A new poll has found that 49 per cent of Australians support a ban on Muslim immigration, a huge jump from last October when only 28 per cent backed the idea.
The Essential Research survey also revealed 48 per cent of voters would welcome a national debate on the issue, and showed that two thirds of Australians agree that populist senator Pauline Hanson talks about topics other politicians are afraid to bring up.
The top reasons for wanting a ban were fears over terrorism, and a belief that Muslim migrants do not integrate nor share Australian values. The poll was first conducted in early August and then repeated to ensure the results were not outliers.
Writing in The Guardian about the results, Essential Research pollster Peter Lewis says his polling company decided to ask whether people opposed a ban following Ms. Hanson’s maiden speech in the Senate. In it, the populist One Nation party politician proposed Australia end Muslim migration and stop building mosques and Islamic schools.
Mr. Lewis expresses horror at the number of people sceptical of mass Muslim migration and that large numbers of Labour and Green voters also back a ban.
Sixty per cent of respondents who support the right-wing Coalition favour an end to Muslim migration along with 40 per cent of Labour voters and 34 per cent of Green voters.

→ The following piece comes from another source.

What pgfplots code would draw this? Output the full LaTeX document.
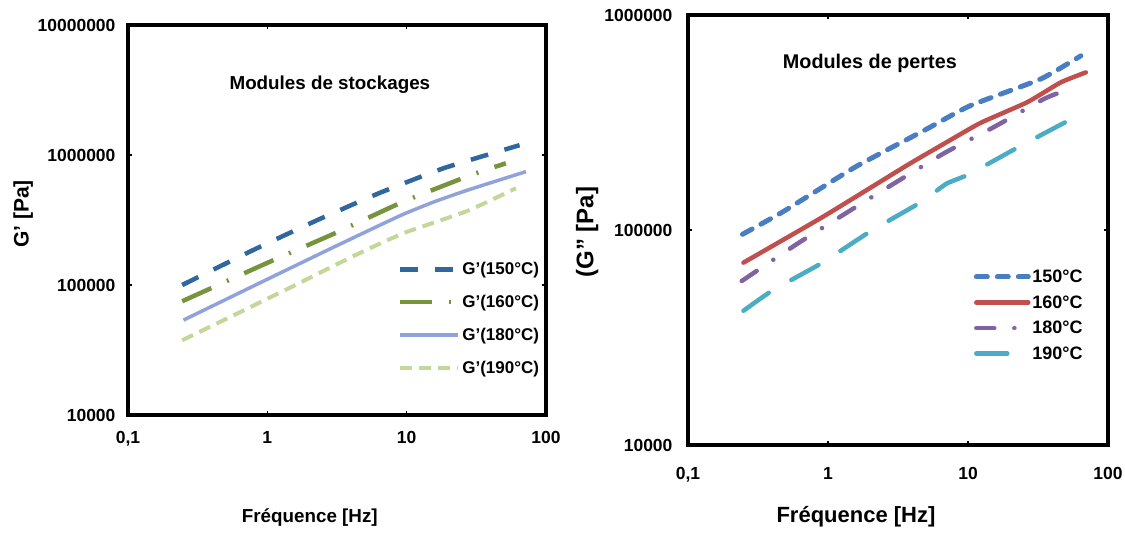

“Floored” by the results, the pollster laments that the “basket of deplorables”, who he previously thought were just a “marginalised rump, out of step with the views of modern, mainstream, cosmopolitan Australia”, is too big to ignore.
He writes: “This not a ‘basket of deplorables’ who sit outside the confines of polite society, that is 49% of the men and women who make up our nation.
“Yes, they are more likely to vote Coalition or ‘other’ but 40% of Labor voters and one third of Greens agree too. Look around you right now, there are people in your workplace, in your street, on your train, who agree with Hanson.”
Mr Lewis asserts that voters’ fears over migration are due to increasing feelings of job insecurity among Australians.
He points to this week’s Essential Research report, which revealed a quarter of voters think their jobs will be less secure in the next two years, and that just one third expect to be working with the same employer in five years time.
With a question asking what constitutes the biggest threat to job security in Australia, the top response was “free trade deals that allow foreign workers into the Australian labour market”. A third of respondents opted for this as their answer.
Mr. Lewis asserts: “While the political insiders see rising insecurity as the natural consequence of technology and our economic affluence, the majority of Australians see it as the outcome of conscious decisions made by their leaders.
“Someone feeling insecure does not cheer for free trade deals or see the spread of labour hire and contracting out as the way to reduce costs and make businesses more productive. They endure these decisions and then when they are personally affected, they resent them.”
On the topic of how political elites can deal with Australians who have views he says are informed by “underlying ignorance and mindless stereotypes”, Mr. Lewis claims:
“So here’s the challenge to everyone concerned or affronted by these findings. How do you tell half the population that they are wrong?”
The best course of action to challenge Ms. Hanson and her supporters, he concludes, is to talk about “unfashionable ideas [such] as income distribution, workplace bargaining rights, industry development and corporate responsibility.”